3.3b

Investigating the Need for Ceilings in the TRIPS Agreement: the concept of abuse of patent rights

Establishing minimum standards for IP protection, the TRIPS Agreement generally refrains from setting maxima. This is also the case in its patent law section. The past decade has however witnessed a heated debate on possible counterproductive effects that patents may have on innovation. Should TRIPS move into setting maximum levels of IP protection? The 3.3b project is part of the broader research effort (3.3) on revisiting patent law and policy.

The debate on the possible counterproductive effects of the patent system has been on many agendas in the past decade. Different phenomena are being described which relate to the increasing number of patents, their quality, their scope and the ways they are being used and applied for.
 
Against this background, it comes to see whether the patent system is adequately equipped to deal with this wide variety of issues. Although being quite a flexible and abstract system, patent regulation is in essence a very positivistic legal entity that hardly developed or incorporated jurisprudential doctrines.
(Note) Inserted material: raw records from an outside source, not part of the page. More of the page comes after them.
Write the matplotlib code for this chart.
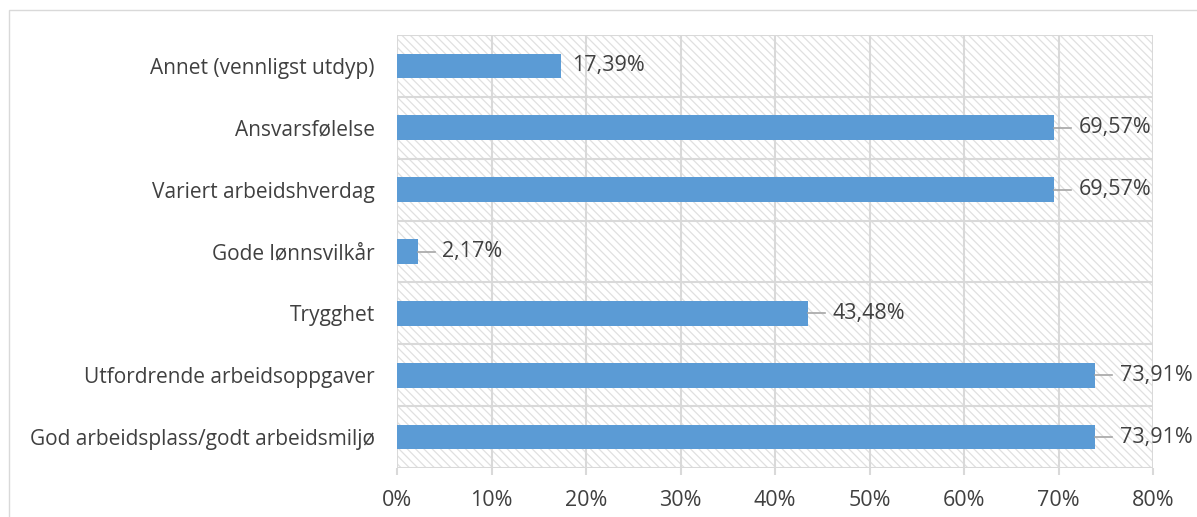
import matplotlib.pyplot as plt
from matplotlib.patches import Rectangle

# Survey answers, listed top to bottom as shown
categories = [
    'Annet (vennligst utdyp)',
    'Ansvarsfølelse',
    'Variert arbeidshverdag',
    'Gode lønnsvilkår',
    'Trygghet',
    'Utfordrende arbeidsoppgaver',
    'God arbeidsplass/godt arbeidsmiljø',
]
shares = [17.39, 69.57, 69.57, 2.17, 43.48, 73.91, 73.91]
x_ticks = [0, 10, 20, 30, 40, 50, 60, 70, 80]

bar_color = '#5B9BD5'
grid_color = '#D9D9D9'
text_color = '#404040'

plt.rcParams['font.family'] = ['Open Sans', 'DejaVu Sans']
plt.rcParams['hatch.linewidth'] = 0.9

fig = plt.figure(figsize=(11.97, 5.17), dpi=100)
fig.patches.append(Rectangle((9 / 1197, -0.1), 1.2, 1.1 - 10 / 517,
                             transform=fig.transFigure, fill=False,
                             edgecolor=grid_color, linewidth=1.0))
ax = fig.add_axes([397 / 1197, 1 - 468 / 517, 756 / 1197, 433 / 517])

n = len(categories)
ypos = list(range(n))

# hatched plot area background
ax.add_patch(Rectangle((0, -0.5), 80, n, facecolor='white', edgecolor='#E0E0E0',
                       linewidth=0, hatch='\\\\\\\\', zorder=0))

for x in x_ticks:
    ax.axvline(x, color=grid_color, linewidth=1.5, zorder=1)
for k in range(n + 1):
    ax.axhline(k - 0.5, color=grid_color, linewidth=1.5, zorder=1)

ax.barh(ypos, shares, height=0.4, color=bar_color, zorder=2)

for y, v in zip(ypos, shares):
    label = f'{v:.2f}%'.replace('.', ',')
    if 10 < v < 20:
        ax.text(v + 1.1, y, label, va='center', ha='left', fontsize=15.5,
                color=text_color)
    else:
        ax.plot([v, v + 1.8], [y, y], color='#A6A6A6', linewidth=1.2, zorder=2)
        ax.text(v + 2.6, y, label, va='center', ha='left', fontsize=15.5,
                color=text_color)

ax.set_xlim(0, 80)
ax.set_ylim(n - 0.5, -0.5)
ax.set_xticks(x_ticks)
ax.set_xticklabels([f'{t}%' for t in x_ticks], fontsize=15.5, color=text_color)
ax.set_yticks(ypos)
ax.set_yticklabels(categories, fontsize=15, color=text_color)
ax.tick_params(axis='x', length=5, width=1.5, color=grid_color, pad=11)
ax.tick_params(axis='y', length=0, pad=16)
for s in ax.spines.values():
    s.set_visible(False)

fig.savefig('out.png', dpi=100)
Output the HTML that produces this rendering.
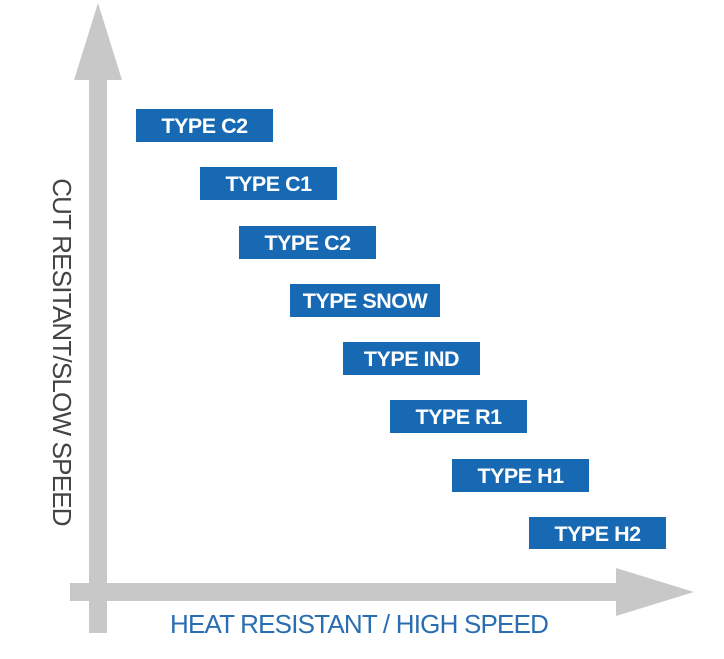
<!DOCTYPE html>
<html><head><style>
body{margin:0;width:724px;height:659px;background:#fff;position:relative;overflow:hidden;font-family:"Liberation Sans",Arial,sans-serif}
.b{position:absolute;width:137px;height:33px;background:#1769b3;color:#fff;font-weight:bold;font-size:21.5px;line-height:35px;text-align:center;letter-spacing:-0.5px}
</style></head><body>
<svg width="724" height="659" style="position:absolute;left:0;top:0">
<rect x="89" y="75" width="18" height="558" fill="#c8c8c8"/>
<polygon points="98,3 74,80 122,80" fill="#c8c8c8"/>
<rect x="70" y="583" width="550" height="18" fill="#c8c8c8"/>
<polygon points="694,592 616,568 616,616" fill="#c8c8c8"/>
</svg>
<div class="b" style="left:136px;top:109px">TYPE C2</div>
<div class="b" style="left:200px;top:167px">TYPE C1</div>
<div class="b" style="left:239px;top:226px">TYPE C2</div>
<div class="b" style="left:290px;top:284px;width:150px">TYPE SNOW</div>
<div class="b" style="left:343px;top:342px">TYPE IND</div>
<div class="b" style="left:390px;top:400px">TYPE R1</div>
<div class="b" style="left:452px;top:459px">TYPE H1</div>
<div class="b" style="left:529px;top:517px;height:32px;line-height:34px">TYPE H2</div>
<div style="position:absolute;left:170px;top:609px;font-size:26px;line-height:30px;color:#2a6db0;letter-spacing:-0.8px;white-space:nowrap">HEAT RESISTANT / HIGH SPEED</div>
<div style="position:absolute;left:62px;top:352px;width:400px;margin-left:-200px;text-align:center;transform:rotate(90deg);font-size:26px;line-height:26px;margin-top:-13px;color:#444;white-space:nowrap;letter-spacing:-0.8px">CUT RESITANT/SLOW SPEED</div>
</body></html>
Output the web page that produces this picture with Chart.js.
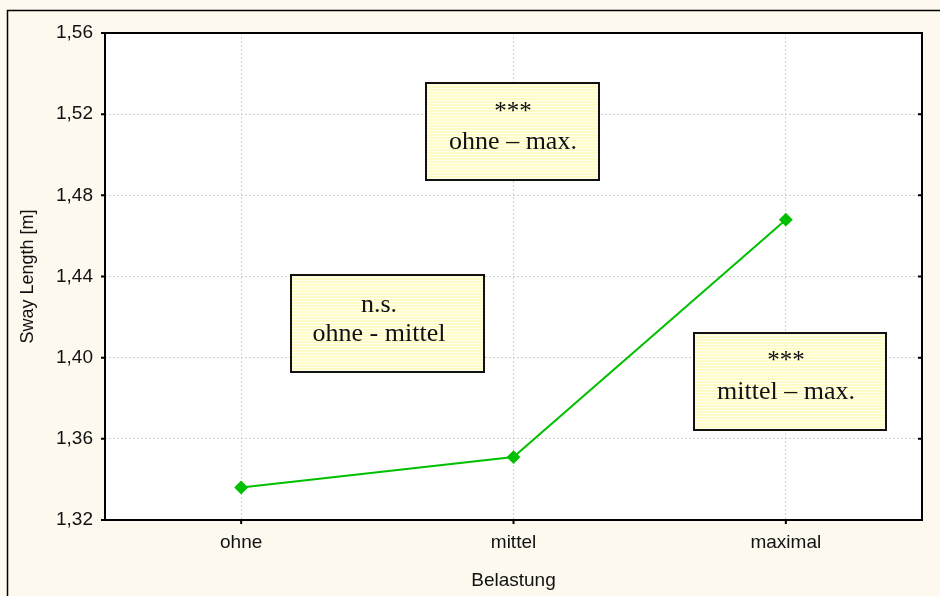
<!DOCTYPE html>
<html>
<head>
<meta charset="utf-8">
<script src="https://cdn.jsdelivr.net/npm/chart.js@4/dist/chart.umd.min.js"></script>
<style>
  html, body { margin: 0; padding: 0; background: #fdf9ee; }
  canvas { display: block; }
</style>
</head>
<body>
<canvas id="chart1" width="940" height="596"></canvas>
<script>
// values
const categories = ['ohne', 'mittel', 'maximal'];
const swayLength = [1.336, 1.351, 1.468];
const yMin = 1.32, yMax = 1.56, yStep = 0.04;

// text boxes (annotations): box in pixels, text centre and baselines
const notes = [
    { x: 426, y: 83, w: 173, h: 97, cx: 513, lines: ['***', 'ohne \u2013 max.'], base: [119, 149] },
    { x: 291, y: 275, w: 193, h: 97, cx: 379, lines: ['n.s.', 'ohne - mittel'], base: [312, 341] },
    { x: 694, y: 333, w: 192, h: 97, cx: 786, lines: ['***', 'mittel \u2013 max.'], base: [368, 399] }
];

const axisFont = 'Arial, "Liberation Sans", sans-serif';

const framePlugin = {
    id: 'frame',
    beforeDraw(chart) {
        const c = chart.ctx, a = chart.chartArea;
        c.save();
        c.fillStyle = '#fdf9ee';
        c.fillRect(0, 0, chart.width, chart.height);
        c.strokeStyle = '#000';
        c.lineWidth = 1.5;
        c.beginPath();
        c.moveTo(7.5, chart.height);
        c.lineTo(7.5, 10.5);
        c.lineTo(chart.width, 10.5);
        c.stroke();
        c.fillStyle = '#fff';
        c.fillRect(a.left, a.top, a.right - a.left, a.bottom - a.top);
        c.restore();
    },
    afterDraw(chart) {
        const c = chart.ctx, a = chart.chartArea;
        const xs = chart.scales.x, ys = chart.scales.y;
        c.save();
        c.strokeStyle = '#000';
        c.lineWidth = 2;
        c.strokeRect(a.left, a.top, a.right - a.left, a.bottom - a.top);
        c.beginPath();
        ys.ticks.forEach((t, i) => {
            const y = ys.getPixelForTick(i);
            c.moveTo(a.left - 4, y); c.lineTo(a.left, y);
            c.moveTo(a.right - 4, y); c.lineTo(a.right, y);
        });
        xs.ticks.forEach((t, i) => {
            const x = xs.getPixelForTick(i);
            c.moveTo(x, a.bottom); c.lineTo(x, a.bottom + 4);
        });
        c.stroke();

        notes.forEach(n => {
            c.fillStyle = '#fffbc4';
            c.fillRect(n.x, n.y, n.w, n.h);
            c.strokeStyle = 'rgba(255,255,255,0.8)';
            c.lineWidth = 1;
            c.beginPath();
            for (let y = n.y + 2.5; y < n.y + n.h; y += 3) {
                c.moveTo(n.x, y); c.lineTo(n.x + n.w, y);
            }
            c.stroke();
            c.strokeStyle = '#111';
            c.lineWidth = 2;
            c.strokeRect(n.x, n.y, n.w, n.h);
            c.fillStyle = '#111';
            c.textAlign = 'center';
            c.textBaseline = 'alphabetic';
            n.lines.forEach((s, i) => {
                c.font = (s === '***' ? 25 : 26) + 'px "Liberation Serif", "Times New Roman", serif';
                c.fillText(s, n.cx, n.base[i]);
            });
        });
        c.restore();
    }
};

const ctx1 = document.getElementById('chart1').getContext('2d');
new Chart(ctx1, {
    type: 'line',
    data: {
        labels: categories,
        datasets: [{
            label: 'Sway Length',
            data: swayLength,
            borderColor: '#00c000',
            backgroundColor: '#00c000',
            borderWidth: 2,
            pointStyle: 'rectRot',
            pointRadius: 5.5,
            tension: 0
        }]
    },
    options: {
        responsive: false,
        animation: false,
        layout: { padding: { left: 0, top: 33, right: 18, bottom: 0 } },
        plugins: { legend: { display: false }, tooltip: { enabled: false } },
        scales: {
            x: {
                offset: true,
                afterFit(s) { s.height = 76; },
                grid: { color: '#d0d0d0', drawTicks: false, offset: false },
                border: { display: false, dash: [2, 2] },
                ticks: { color: '#111', padding: 11, font: { family: axisFont, size: 19 } },
                title: { display: true, text: 'Belastung', color: '#111', padding: { top: 4, bottom: 4 },
                         font: { family: axisFont, size: 19 } }
            },
            y: {
                min: yMin,
                max: yMax,
                afterFit(s) { s.width = 105; },
                grid: { color: '#d0d0d0', drawTicks: false },
                border: { display: false, dash: [2, 2] },
                ticks: {
                    stepSize: yStep,
                    color: '#111',
                    padding: 12,
                    font: { family: axisFont, size: 19 },
                    callback: v => v.toFixed(2).replace('.', ',')
                },
                title: { display: true, text: 'Sway Length [m]', color: '#111', padding: { top: 17, bottom: 4 },
                         font: { family: axisFont, size: 18 } }
            }
        }
    },
    plugins: [framePlugin]
});
</script>
</body>
</html>
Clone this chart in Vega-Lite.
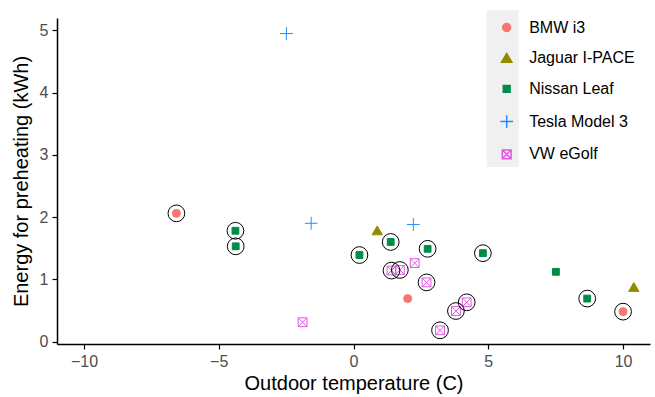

Moreover, the quality of patents very much depends on the abilities of patent examiners, yet these are under pressure with the increase of patenting activities.
 
This projects aims to investigate a number of cases described as potential abuses of the patent system so as  to analyse whether the patent system as it stands can deal with the matter or whether positive patent law adaptation is needed. Case-studies on the evergreening of patents, on the 'medicines-in-transit' case, and on certain behaviour on Non-practising entities are planned to test whether the concept of 'abuse of rights' could provide a useful mechanism in both tackling certain patent related issues and screening the need for changes in the law - including for ceilings in the TRIPs Agreement.